From the point of view of the normal person there is no reason why the three attitudes should be mutually exclusive. One should be capable of giving in to others, of fighting, and of keeping to oneself. The three can complement each other and make for a harmonious whole. If one predominates, it merely indicates an over-development along one line.

But in neurosis there are several reasons why these attitudes are irreconcilable. The neurotic is not flexible; he is driven to comply, to fight, to be aloof, regardless of whether the move is appropriate in the particular circumstance, and he is thrown into a panic if he behaves otherwise. Hence when all three attitudes are present in any strong degree, he is bound to be caught in a severe conflict.
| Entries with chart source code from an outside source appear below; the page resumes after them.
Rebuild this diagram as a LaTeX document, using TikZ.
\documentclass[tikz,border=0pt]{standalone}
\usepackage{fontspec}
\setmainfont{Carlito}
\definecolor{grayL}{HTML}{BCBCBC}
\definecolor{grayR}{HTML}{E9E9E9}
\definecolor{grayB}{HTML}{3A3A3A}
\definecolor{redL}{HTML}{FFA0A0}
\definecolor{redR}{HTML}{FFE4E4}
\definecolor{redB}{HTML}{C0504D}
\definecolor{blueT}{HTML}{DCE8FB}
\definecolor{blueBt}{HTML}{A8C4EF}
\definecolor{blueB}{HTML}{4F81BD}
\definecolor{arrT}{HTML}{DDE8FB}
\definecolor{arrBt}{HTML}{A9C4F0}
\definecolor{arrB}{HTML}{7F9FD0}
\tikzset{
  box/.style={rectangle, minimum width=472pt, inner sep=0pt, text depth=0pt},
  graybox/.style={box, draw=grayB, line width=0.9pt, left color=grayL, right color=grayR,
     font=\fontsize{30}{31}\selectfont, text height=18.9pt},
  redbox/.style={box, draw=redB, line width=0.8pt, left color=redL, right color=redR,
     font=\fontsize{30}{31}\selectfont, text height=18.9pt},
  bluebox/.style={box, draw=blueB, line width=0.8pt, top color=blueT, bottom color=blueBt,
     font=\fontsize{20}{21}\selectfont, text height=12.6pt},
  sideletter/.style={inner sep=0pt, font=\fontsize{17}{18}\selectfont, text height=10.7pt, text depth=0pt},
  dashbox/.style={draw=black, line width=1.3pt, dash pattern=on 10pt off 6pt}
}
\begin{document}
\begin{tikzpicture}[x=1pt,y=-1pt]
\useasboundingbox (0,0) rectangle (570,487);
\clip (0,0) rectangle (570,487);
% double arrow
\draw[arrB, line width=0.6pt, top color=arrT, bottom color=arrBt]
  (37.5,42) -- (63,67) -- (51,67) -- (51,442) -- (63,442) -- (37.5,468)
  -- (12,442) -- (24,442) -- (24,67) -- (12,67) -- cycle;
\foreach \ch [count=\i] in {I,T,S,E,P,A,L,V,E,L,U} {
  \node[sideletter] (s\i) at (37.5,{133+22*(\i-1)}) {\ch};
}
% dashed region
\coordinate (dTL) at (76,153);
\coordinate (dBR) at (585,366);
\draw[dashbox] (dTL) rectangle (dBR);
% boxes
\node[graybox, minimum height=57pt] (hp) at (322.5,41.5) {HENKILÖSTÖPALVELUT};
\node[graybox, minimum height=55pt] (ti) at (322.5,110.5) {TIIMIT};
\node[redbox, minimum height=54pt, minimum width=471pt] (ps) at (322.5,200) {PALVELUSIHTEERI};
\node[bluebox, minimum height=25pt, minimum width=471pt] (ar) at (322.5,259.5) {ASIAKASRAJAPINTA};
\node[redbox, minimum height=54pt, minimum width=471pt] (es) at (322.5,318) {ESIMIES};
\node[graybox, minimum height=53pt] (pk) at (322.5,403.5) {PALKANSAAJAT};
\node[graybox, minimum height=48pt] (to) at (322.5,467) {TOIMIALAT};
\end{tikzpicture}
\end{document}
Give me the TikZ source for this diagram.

Another factor, and one that considerably widens the scope of the conflict, is that the attitudes do not remain restricted to the area of human relationships but gradually pervade the entire personality, as a malignant tumor pervades the whole organic tissue. They end by encompassing not only the person’s relation to others but also his relation to himself and to life in general. If we are not fully aware of this all-embracing character, the temptation is to think of the resulting conflict in categorical terms, like love versus hate, compliance versus defiance, submissiveness versus domination, and so on. That, however, would be as misleading as to distinguish fascism from democracy by focusing on any single opposing feature, such as their difference in approach to religion or power. These are differences certainly, but exclusive emphasis upon them would serve to obscure the point that democracy and fascism are worlds apart and represent two philosophies of life entirely incompatible with each other.

It is not accidental that a conflict that starts with our relation to others in time affects the whole personality. Human relationships are so crucial that they are bound to mold the qualities we develop, the goals we set for ourselves, the values we believe in. All these in turn react upon our relations with others and so are inextricably interwoven.3

My contention is that the conflict born of incompatible attitudes constitutes the core of neurosis and therefore deserves to be called basic. And let me add that I use the term core not merely in the figurative sense of its being significant but to emphasize the fact that it is the dynamic center from which neuroses emanate. This contention is the nucleus of a new theory of neurosis whose implications will become apparent in what follows. Broadly considered, the theory may be viewed as an elaboration of my earlier concept that neuroses are an expression of a disturbance in human relationships.4


1 Cf. Franz Alexander, “The Relation of Structural and Instinctual Conflicts,” Psychoanalytic Quarterly, Vol. XI, No. 2, April, 1933.

2 Karen Horney, The Neurotic Personality of Our Time, Kegan Paul, London, 1937.

3 Since the relation to others and the attitude toward the self cannot be separated from one another, the contention occasionally to be found in psychiatric publications, that one or the other of these is the most important factor in theory and practice, is not tenable.

4 This concept was first presented in The Neurotic Personality of Our Time and elaborated in New Ways in Psychoanalysis and Self-Analysis.